* **TASK OBJECTIVE**: Skip the pictures and extract all of the lines exactly as written.

* **DATASET CONTENT**:
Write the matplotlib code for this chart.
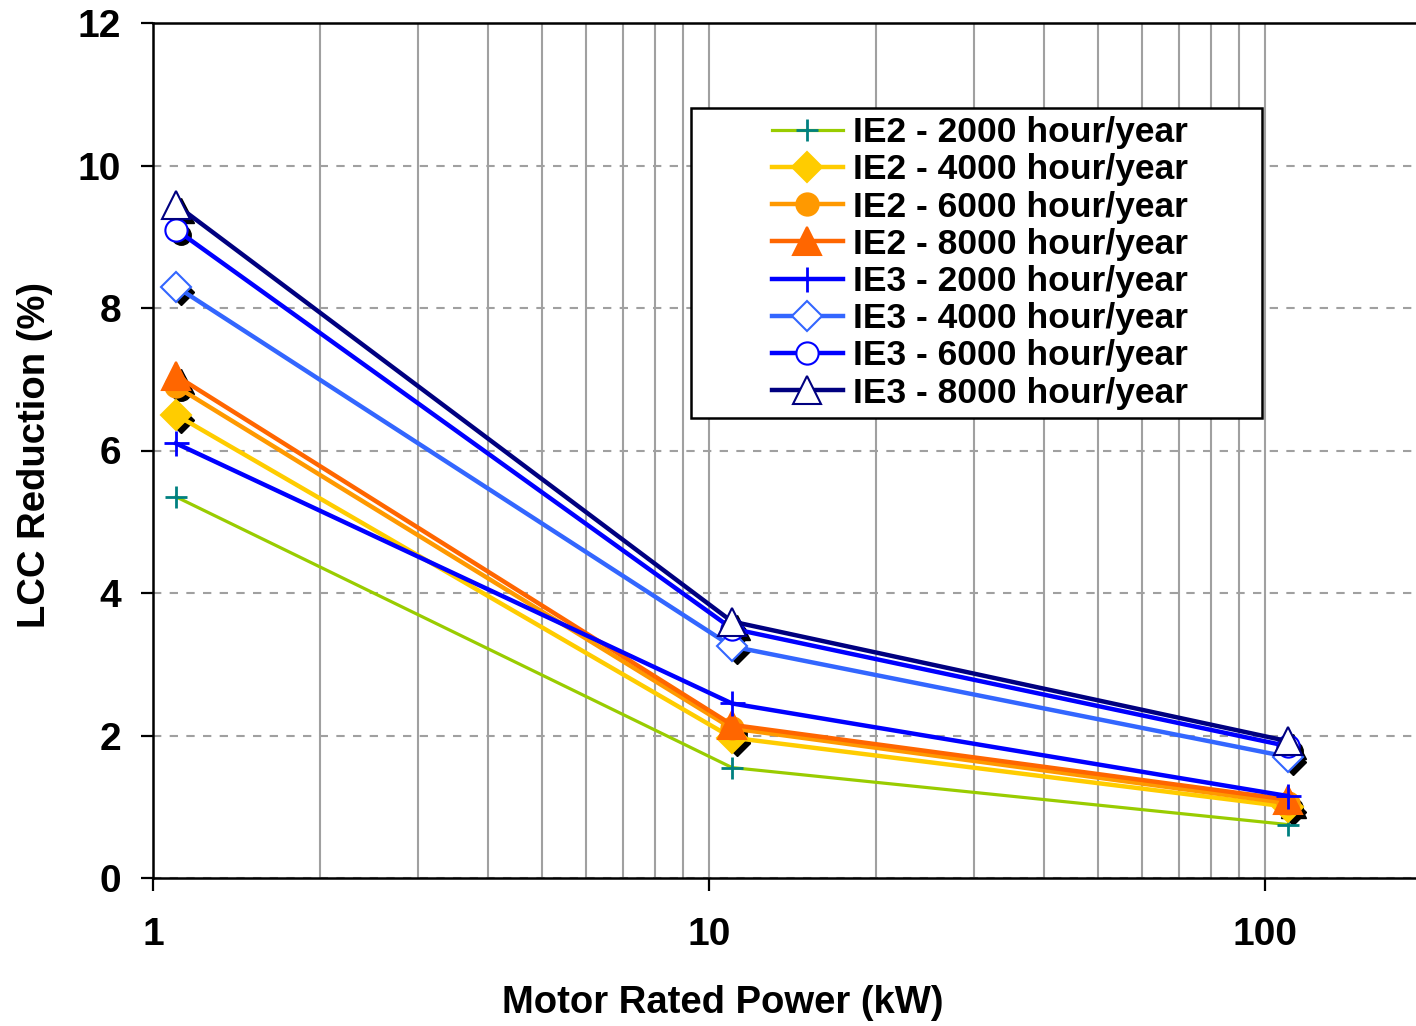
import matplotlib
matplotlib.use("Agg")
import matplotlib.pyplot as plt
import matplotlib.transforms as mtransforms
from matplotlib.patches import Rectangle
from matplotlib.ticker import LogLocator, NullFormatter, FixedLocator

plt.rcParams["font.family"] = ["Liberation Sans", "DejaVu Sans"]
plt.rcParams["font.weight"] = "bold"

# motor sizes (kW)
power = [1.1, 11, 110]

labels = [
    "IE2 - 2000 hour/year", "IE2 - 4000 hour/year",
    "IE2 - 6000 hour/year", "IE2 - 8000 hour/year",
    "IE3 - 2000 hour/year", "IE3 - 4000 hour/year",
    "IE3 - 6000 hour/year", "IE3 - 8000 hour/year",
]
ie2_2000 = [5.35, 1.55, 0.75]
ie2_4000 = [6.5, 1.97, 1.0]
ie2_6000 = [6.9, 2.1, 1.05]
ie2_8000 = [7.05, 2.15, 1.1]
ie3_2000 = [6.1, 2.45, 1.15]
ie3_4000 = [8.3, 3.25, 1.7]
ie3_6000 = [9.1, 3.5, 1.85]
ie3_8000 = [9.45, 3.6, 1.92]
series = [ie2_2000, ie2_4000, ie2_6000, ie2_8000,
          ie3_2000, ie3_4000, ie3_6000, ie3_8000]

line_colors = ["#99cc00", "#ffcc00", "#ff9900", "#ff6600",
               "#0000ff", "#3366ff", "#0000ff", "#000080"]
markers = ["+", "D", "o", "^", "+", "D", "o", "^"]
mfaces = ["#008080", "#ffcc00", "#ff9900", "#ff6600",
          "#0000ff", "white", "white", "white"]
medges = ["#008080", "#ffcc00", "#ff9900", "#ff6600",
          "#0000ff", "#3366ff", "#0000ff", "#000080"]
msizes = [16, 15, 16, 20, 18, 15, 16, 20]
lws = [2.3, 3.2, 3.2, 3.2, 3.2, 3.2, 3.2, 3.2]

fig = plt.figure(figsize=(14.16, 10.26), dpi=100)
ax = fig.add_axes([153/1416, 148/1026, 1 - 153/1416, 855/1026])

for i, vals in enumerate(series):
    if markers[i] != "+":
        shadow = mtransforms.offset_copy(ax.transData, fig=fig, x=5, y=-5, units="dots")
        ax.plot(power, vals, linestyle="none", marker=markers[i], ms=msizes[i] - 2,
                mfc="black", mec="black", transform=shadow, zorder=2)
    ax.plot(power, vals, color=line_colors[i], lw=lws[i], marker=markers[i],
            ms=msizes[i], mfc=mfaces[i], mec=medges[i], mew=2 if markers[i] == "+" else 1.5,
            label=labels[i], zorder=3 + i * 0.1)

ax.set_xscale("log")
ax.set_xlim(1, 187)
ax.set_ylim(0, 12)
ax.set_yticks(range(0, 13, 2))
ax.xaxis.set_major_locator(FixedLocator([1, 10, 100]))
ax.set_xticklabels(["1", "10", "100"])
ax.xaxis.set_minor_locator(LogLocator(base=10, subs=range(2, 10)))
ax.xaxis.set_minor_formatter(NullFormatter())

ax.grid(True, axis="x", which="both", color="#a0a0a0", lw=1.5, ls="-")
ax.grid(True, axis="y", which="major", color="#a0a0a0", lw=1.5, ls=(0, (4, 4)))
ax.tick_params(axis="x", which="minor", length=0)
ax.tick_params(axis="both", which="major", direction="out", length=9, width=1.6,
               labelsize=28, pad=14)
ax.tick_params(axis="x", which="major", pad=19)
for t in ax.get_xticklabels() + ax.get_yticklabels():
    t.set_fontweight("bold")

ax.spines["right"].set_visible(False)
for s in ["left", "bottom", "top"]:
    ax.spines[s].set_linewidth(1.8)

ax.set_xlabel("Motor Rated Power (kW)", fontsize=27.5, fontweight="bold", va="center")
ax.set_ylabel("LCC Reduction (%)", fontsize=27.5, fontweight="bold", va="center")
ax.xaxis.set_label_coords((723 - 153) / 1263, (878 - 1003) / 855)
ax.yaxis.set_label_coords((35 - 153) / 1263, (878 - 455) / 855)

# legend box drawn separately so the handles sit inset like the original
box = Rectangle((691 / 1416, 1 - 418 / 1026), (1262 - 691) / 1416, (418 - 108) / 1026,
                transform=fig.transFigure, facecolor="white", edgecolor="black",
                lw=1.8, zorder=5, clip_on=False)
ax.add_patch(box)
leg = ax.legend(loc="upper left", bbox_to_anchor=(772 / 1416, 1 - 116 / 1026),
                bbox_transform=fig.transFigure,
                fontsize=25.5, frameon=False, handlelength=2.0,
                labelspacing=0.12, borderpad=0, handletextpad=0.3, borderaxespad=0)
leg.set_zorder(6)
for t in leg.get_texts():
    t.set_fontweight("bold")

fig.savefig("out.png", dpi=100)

* **TASK RESPONSE**:
Write the matplotlib code for this chart.
import matplotlib
matplotlib.use("Agg")
import matplotlib.pyplot as plt
import matplotlib.transforms as mtransforms
from matplotlib.patches import Rectangle
from matplotlib.ticker import LogLocator, NullFormatter, FixedLocator

plt.rcParams["font.family"] = ["Liberation Sans", "DejaVu Sans"]
plt.rcParams["font.weight"] = "bold"

# motor sizes (kW)
power = [1.1, 11, 110]

labels = [
    "IE2 - 2000 hour/year", "IE2 - 4000 hour/year",
    "IE2 - 6000 hour/year", "IE2 - 8000 hour/year",
    "IE3 - 2000 hour/year", "IE3 - 4000 hour/year",
    "IE3 - 6000 hour/year", "IE3 - 8000 hour/year",
]
ie2_2000 = [5.35, 1.55, 0.75]
ie2_4000 = [6.5, 1.97, 1.0]
ie2_6000 = [6.9, 2.1, 1.05]
ie2_8000 = [7.05, 2.15, 1.1]
ie3_2000 = [6.1, 2.45, 1.15]
ie3_4000 = [8.3, 3.25, 1.7]
ie3_6000 = [9.1, 3.5, 1.85]
ie3_8000 = [9.45, 3.6, 1.92]
series = [ie2_2000, ie2_4000, ie2_6000, ie2_8000,
          ie3_2000, ie3_4000, ie3_6000, ie3_8000]

line_colors = ["#99cc00", "#ffcc00", "#ff9900", "#ff6600",
               "#0000ff", "#3366ff", "#0000ff", "#000080"]
markers = ["+", "D", "o", "^", "+", "D", "o", "^"]
mfaces = ["#008080", "#ffcc00", "#ff9900", "#ff6600",
          "#0000ff", "white", "white", "white"]
medges = ["#008080", "#ffcc00", "#ff9900", "#ff6600",
          "#0000ff", "#3366ff", "#0000ff", "#000080"]
msizes = [16, 15, 16, 20, 18, 15, 16, 20]
lws = [2.3, 3.2, 3.2, 3.2, 3.2, 3.2, 3.2, 3.2]

fig = plt.figure(figsize=(14.16, 10.26), dpi=100)
ax = fig.add_axes([153/1416, 148/1026, 1 - 153/1416, 855/1026])

for i, vals in enumerate(series):
    if markers[i] != "+":
        shadow = mtransforms.offset_copy(ax.transData, fig=fig, x=5, y=-5, units="dots")
        ax.plot(power, vals, linestyle="none", marker=markers[i], ms=msizes[i] - 2,
                mfc="black", mec="black", transform=shadow, zorder=2)
    ax.plot(power, vals, color=line_colors[i], lw=lws[i], marker=markers[i],
            ms=msizes[i], mfc=mfaces[i], mec=medges[i], mew=2 if markers[i] == "+" else 1.5,
            label=labels[i], zorder=3 + i * 0.1)

ax.set_xscale("log")
ax.set_xlim(1, 187)
ax.set_ylim(0, 12)
ax.set_yticks(range(0, 13, 2))
ax.xaxis.set_major_locator(FixedLocator([1, 10, 100]))
ax.set_xticklabels(["1", "10", "100"])
ax.xaxis.set_minor_locator(LogLocator(base=10, subs=range(2, 10)))
ax.xaxis.set_minor_formatter(NullFormatter())

ax.grid(True, axis="x", which="both", color="#a0a0a0", lw=1.5, ls="-")
ax.grid(True, axis="y", which="major", color="#a0a0a0", lw=1.5, ls=(0, (4, 4)))
ax.tick_params(axis="x", which="minor", length=0)
ax.tick_params(axis="both", which="major", direction="out", length=9, width=1.6,
               labelsize=28, pad=14)
ax.tick_params(axis="x", which="major", pad=19)
for t in ax.get_xticklabels() + ax.get_yticklabels():
    t.set_fontweight("bold")

ax.spines["right"].set_visible(False)
for s in ["left", "bottom", "top"]:
    ax.spines[s].set_linewidth(1.8)

ax.set_xlabel("Motor Rated Power (kW)", fontsize=27.5, fontweight="bold", va="center")
ax.set_ylabel("LCC Reduction (%)", fontsize=27.5, fontweight="bold", va="center")
ax.xaxis.set_label_coords((723 - 153) / 1263, (878 - 1003) / 855)
ax.yaxis.set_label_coords((35 - 153) / 1263, (878 - 455) / 855)

# legend box drawn separately so the handles sit inset like the original
box = Rectangle((691 / 1416, 1 - 418 / 1026), (1262 - 691) / 1416, (418 - 108) / 1026,
                transform=fig.transFigure, facecolor="white", edgecolor="black",
                lw=1.8, zorder=5, clip_on=False)
ax.add_patch(box)
leg = ax.legend(loc="upper left", bbox_to_anchor=(772 / 1416, 1 - 116 / 1026),
                bbox_transform=fig.transFigure,
                fontsize=25.5, frameon=False, handlelength=2.0,
                labelspacing=0.12, borderpad=0, handletextpad=0.3, borderaxespad=0)
leg.set_zorder(6)
for t in leg.get_texts():
    t.set_fontweight("bold")

fig.savefig("out.png", dpi=100)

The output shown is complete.